No Recovery--Some Find It Hot

Marilyn Monroe starred in Some Like It Hot. This is a wacky, clever, farcical comedy that is brilliantly directed by Billy Wilder. It starts off like a firecracker and keeps on throwing off lively sparks till the very end. "Hot" refers to a style of music...rag.


If our economic future is hot, it is going to be anything but funny. A hot scenario will be one hallmarked by significant inflation--something we haven't experienced in the US since the late 1970s.


If we see run-away inflation, then the US dollar isn't going to be worth as much.


In order to counteract these two-fold problems of inflation and a very weak dollar, the Feds will have to raise interest rates, just like Paul Volcker did in the early 1980s to help us through that difficult time.

Volcker's Fed is widely credited with ending the United States' stagflation crisis of the 1970s.
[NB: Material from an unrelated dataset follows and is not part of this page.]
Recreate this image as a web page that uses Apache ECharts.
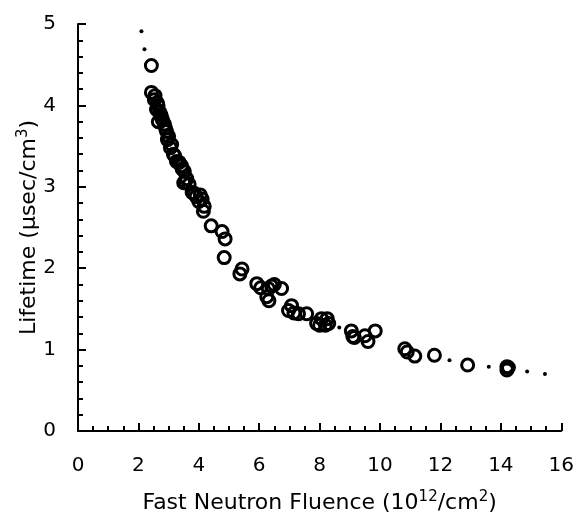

Inflation, which peaked at 13.5% in 1981, was successfully lowered to 3.2% by 1983.

The federal funds rate, which had averaged 11.2% in 1979, was raised by Volcker to a peak of 20% in June 1981.

These changes in policy contributed to the significant recession the U.S. economy experienced in the early 1980s, which included the highest unemployment levels since the Great Depression, even higher than today.

Volcker's Fed elicited the strongest political attacks and most widespread protests in the history of the Federal Reserve (unlike any protests experienced since 1922), due to the effects of the high interest rates on the construction and farming sectors, culminating in indebted farmers driving their tractors into Washington for Tractorcade in 1979.


You can imagine the turmoil if this happens again. It will also lead to renewed problems in the housing market--and a stock market that will take it on the chin!

We already witnessed a bit of this last year with the tea party patriots rallies across the nation. Indeed, the election in Massachusetts today appears in part spurred on by voters concerns about run-away government in that state, and in Washington.